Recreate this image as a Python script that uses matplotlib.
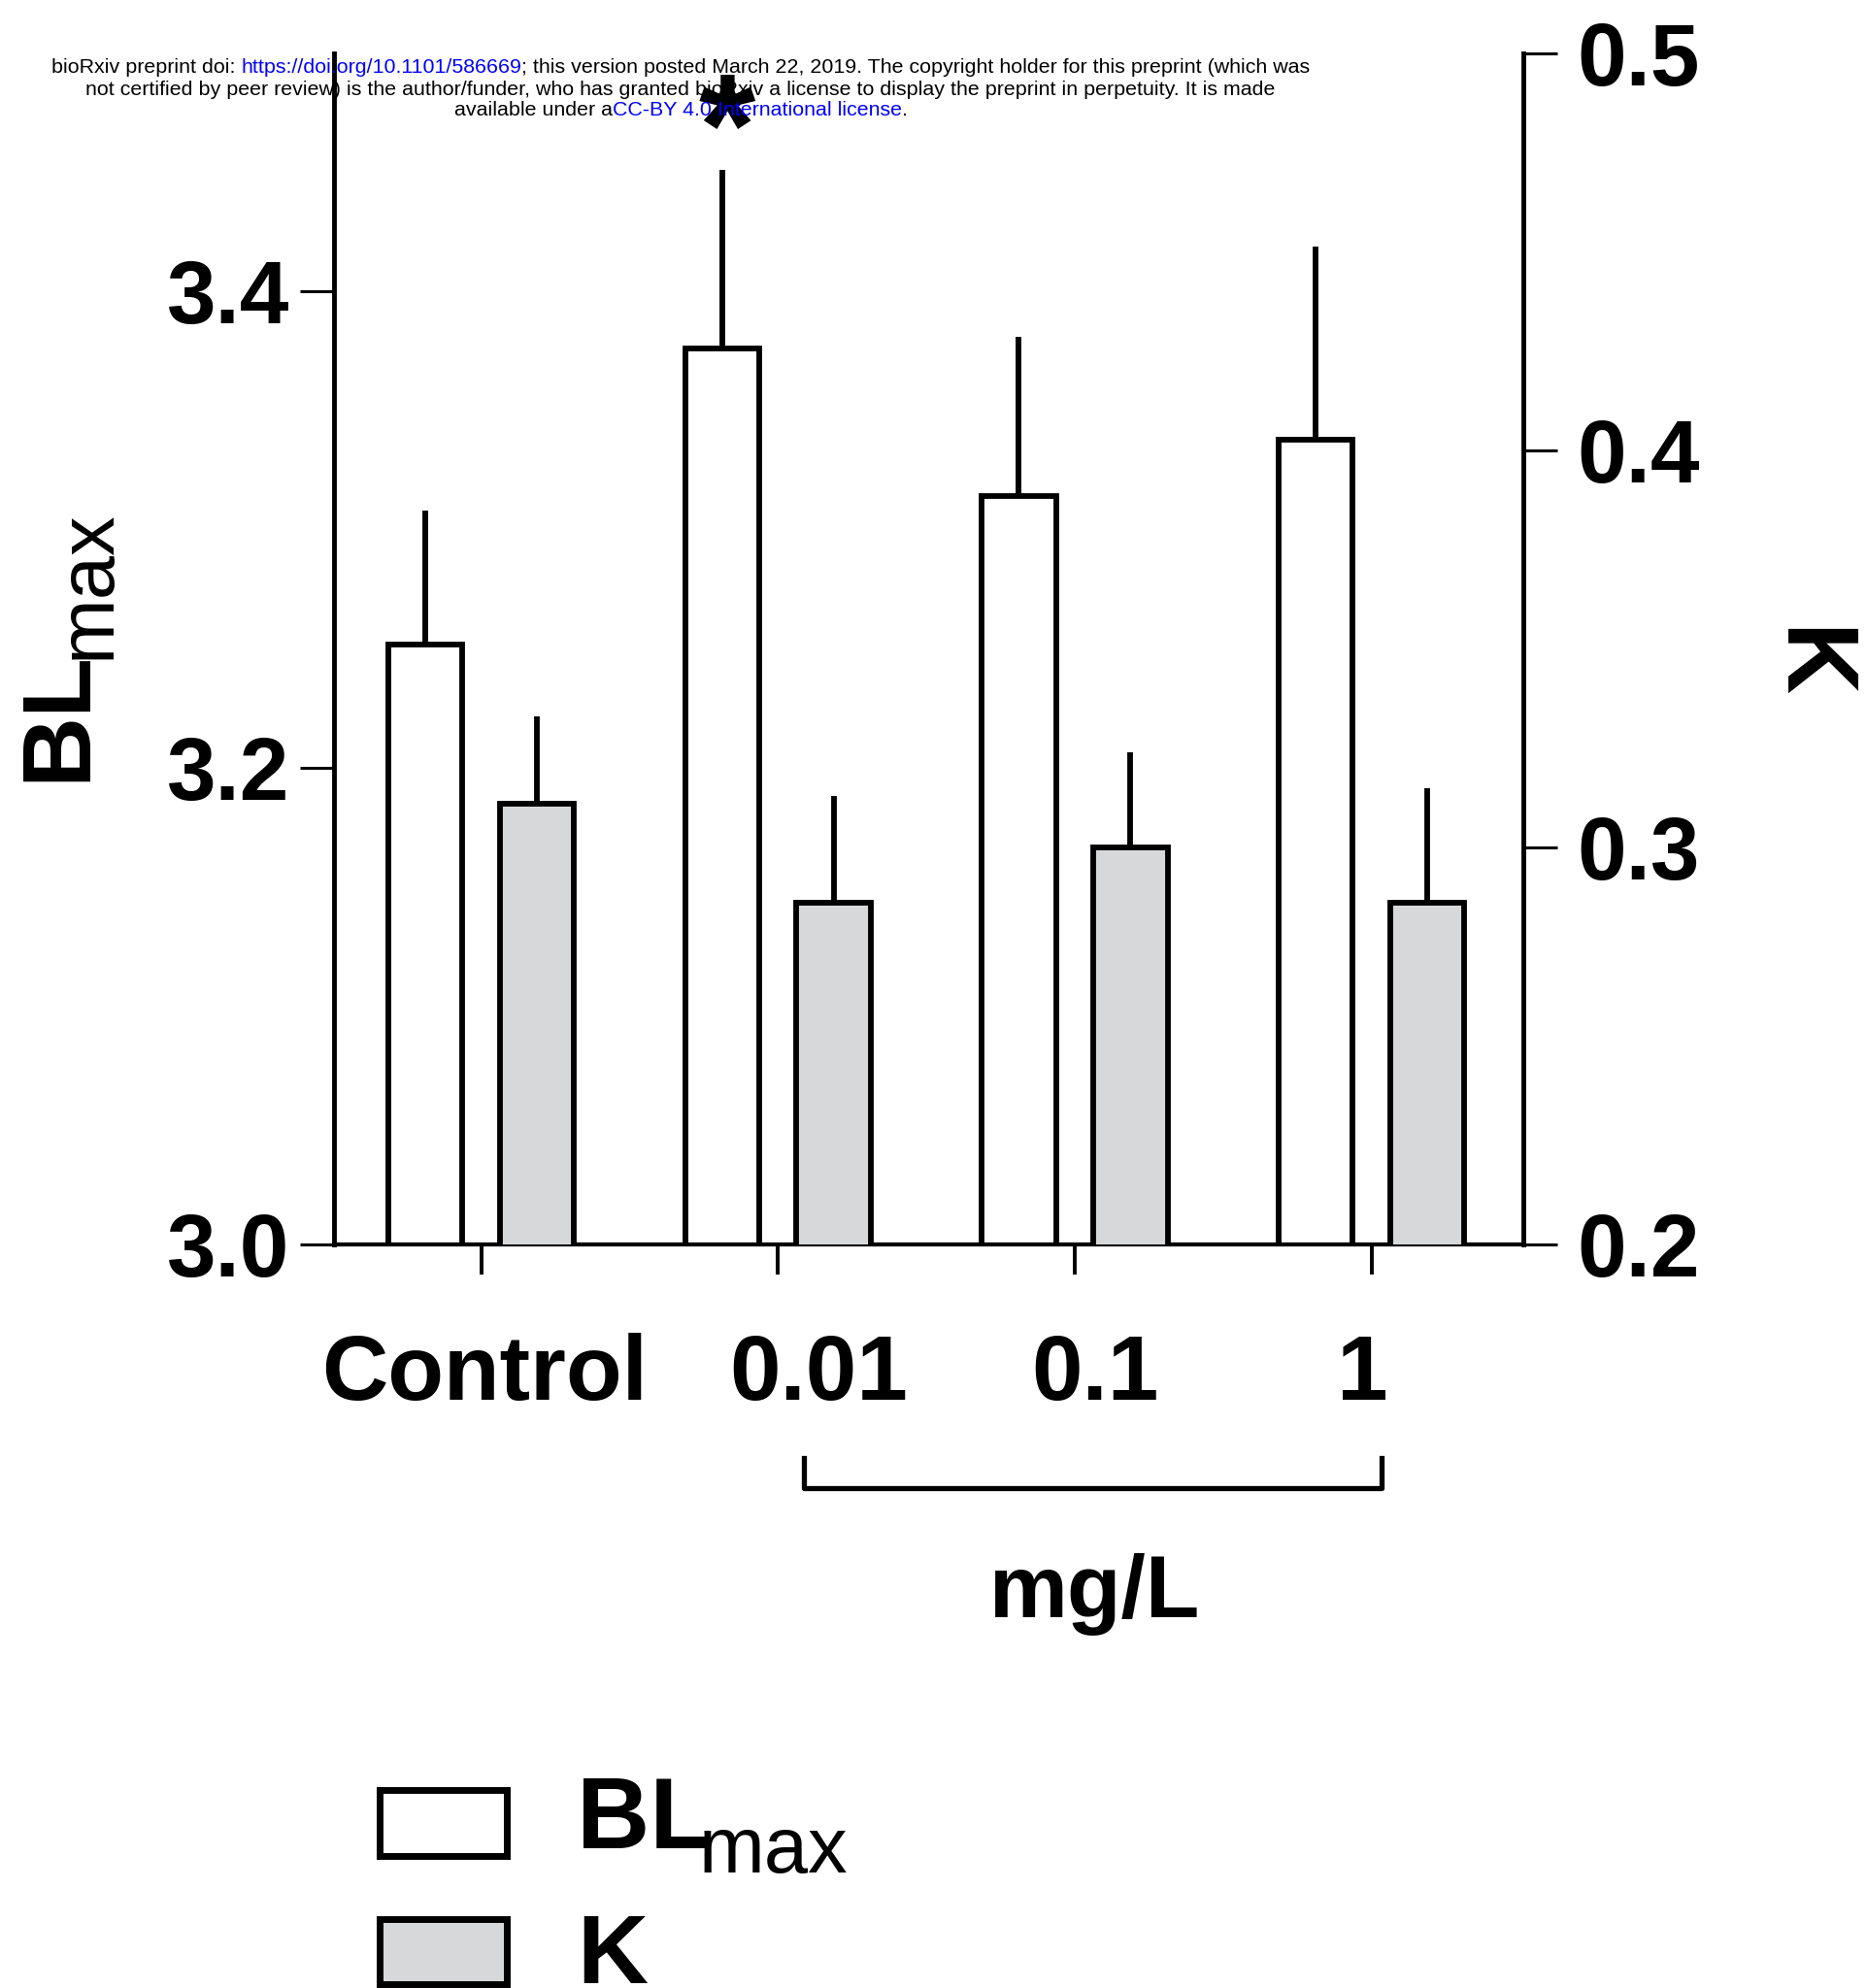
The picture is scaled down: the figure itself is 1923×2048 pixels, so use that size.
import numpy as np
import matplotlib
matplotlib.use('Agg')
import matplotlib.pyplot as plt
from matplotlib.patches import Rectangle
from matplotlib.lines import Line2D
from matplotlib.transforms import blended_transform_factory

plt.rcParams['font.family'] = ['Liberation Sans', 'DejaVu Sans']

# group means and upper SEM
groups = ['Control', '0.01', '0.1', '1']
bl_mean = [3.252, 3.376, 3.314, 3.338]
bl_sem = [0.056, 0.075, 0.067, 0.081]
k_mean = [0.311, 0.286, 0.300, 0.286]
k_sem = [0.022, 0.027, 0.024, 0.029]
bl_ticks = [3.0, 3.2, 3.4]
k_ticks = [0.2, 0.3, 0.4, 0.5]

W, H = 1923, 2048
fig = plt.figure(figsize=(W / 100, H / 100), dpi=100)
ax = fig.add_axes([344 / W, 1 - 1282 / H, (1569 - 344) / W, (1282 - 55) / H])
ax2 = ax.twinx()

x = np.arange(len(groups))
off = 0.188
bw = 0.25
grey = '#d7d8da'
lw = 4.2

ax.bar(x - off, bl_mean, width=bw, color='white', edgecolor='black', linewidth=lw, zorder=2)
ax.errorbar(x - off, bl_mean, yerr=[np.zeros(len(x)), bl_sem], fmt='none',
            ecolor='black', elinewidth=lw, capsize=0, zorder=1)
ax2.bar(x + off, k_mean, width=bw, color=grey, edgecolor='black', linewidth=lw, zorder=2)
ax2.errorbar(x + off, k_mean, yerr=[np.zeros(len(x)), k_sem], fmt='none',
             ecolor='black', elinewidth=lw, capsize=0, zorder=1)

ax.set_xlim(-0.496, 3.512)
ax.set_ylim(3.0, 3.5)
ax2.set_ylim(0.2, 0.5)

for s in ['top', 'right']:
    ax.spines[s].set_visible(False)
for s in ['top', 'left', 'bottom']:
    ax2.spines[s].set_visible(False)
ax.spines['left'].set_linewidth(3.5)
ax.spines['bottom'].set_linewidth(3)
ax2.spines['right'].set_linewidth(3.5)

ax.set_yticks(bl_ticks, labels=[f'{v:.1f}' for v in bl_ticks], fontsize=65.5, fontweight='bold')
ax2.set_yticks(k_ticks, labels=[f'{v:.1f}' for v in k_ticks], fontsize=65.5, fontweight='bold')
ax.tick_params(axis='y', length=25, width=2.2, pad=8)
ax2.tick_params(axis='y', length=25, width=2.2, pad=15)
ax.set_xticks(x, labels=[])
ax.tick_params(axis='x', length=22, width=2.8)

# category names sit a little off their ticks
trans = blended_transform_factory(ax.transData, fig.transFigure)
label_shift = [0.013, 0.137, 0.069, -0.03]
for xi, g, sh in zip(x, groups, label_shift):
    ax.text(xi + sh, 1 - 1442 / H, g, transform=trans, ha='center', va='baseline',
            fontsize=68, fontweight='bold')

# bracket over the dosed groups
fig.add_artist(Line2D([1.088, 1.088, 3.034, 3.034],
                      [1 - 1502 / H, 1 - 1533 / H, 1 - 1533 / H, 1 - 1502 / H],
                      transform=trans, color='black', lw=3.8, clip_on=False))
fig.text(1128 / W, 1 - 1666 / H, 'mg/L', ha='center', va='baseline',
         fontsize=65.5, fontweight='bold')


def bl_max(xb, yb, xs, ys, rot, size=73):
    # bold "BL" with a smaller regular "max" subscript
    kw = dict(rotation=rot, rotation_mode='anchor', ha='left', va='baseline')
    fig.text(xb / W, 1 - yb / H, 'BL', fontsize=size, fontweight='bold', **kw)
    fig.text(xs / W, 1 - ys / H, 'max', fontsize=58.5, **kw)


bl_max(87, 805, 113, 679, 90)
fig.text(1861 / W, 1 - 683 / H, 'K', rotation=270, ha='center', va='center',
         fontsize=74, fontweight='bold')

ax.annotate('*', xy=(1 - off, bl_mean[1] + bl_sem[1]), xytext=(3.5, -4),
            textcoords='offset points', ha='center', va='baseline',
            fontsize=108, fontweight='bold', annotation_clip=False)

# legend
fig.add_artist(Rectangle((391 / W, 1 - 1912 / H), 131 / W, 68 / H, transform=fig.transFigure,
                         facecolor='white', edgecolor='black', lw=5))
fig.add_artist(Rectangle((391 / W, 1 - 2044 / H), 131 / W, 67 / H, transform=fig.transFigure,
                         facecolor=grey, edgecolor='black', lw=5))
bl_max(594, 1904, 720, 1929, 0, size=75)
fig.text(594 / W, 1 - 2043 / H, 'K', ha='left', va='baseline', fontsize=73, fontweight='bold')

# preprint header, centred lines with blue links
header = [
    (75, [('bioRxiv preprint doi: ', 'black'), ('https://doi.org/10.1101/586669', 'blue'),
          ('; this version posted March 22, 2019. The copyright holder for this preprint (which was', 'black')]),
    (98, [('not certified by peer review) is the author/funder, who has granted bioRxiv a license to display the preprint in perpetuity. It is made', 'black')]),
    (119, [('available under a', 'black'), ('CC-BY 4.0 International license', 'blue'), ('.', 'black')]),
]
renderer = fig.canvas.get_renderer()
hsize = 15.4


def text_width(s):
    t = fig.text(0, 0, s + '|', fontsize=hsize)
    bar = fig.text(0, 0, '|', fontsize=hsize)
    w = t.get_window_extent(renderer).width - bar.get_window_extent(renderer).width
    t.remove()
    bar.remove()
    return w


for yb, parts in header:
    full = ''.join(p for p, _ in parts)
    total = text_width(full)
    x0 = 701 - total / 2
    done = ''
    for s, c in parts:
        fig.text((x0 + text_width(done) if done else x0) / W, 1 - yb / H, s, color=c,
                 fontsize=hsize, ha='left', va='baseline')
        done += s

fig.savefig('out.png', dpi=100)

____________

Work instructions →
Which lines of the data above contain "that"? Copy each one.

Exercise solution →
Recreate this image as a Python script that uses matplotlib.
The picture is scaled down: the figure itself is 1923×2048 pixels, so use that size.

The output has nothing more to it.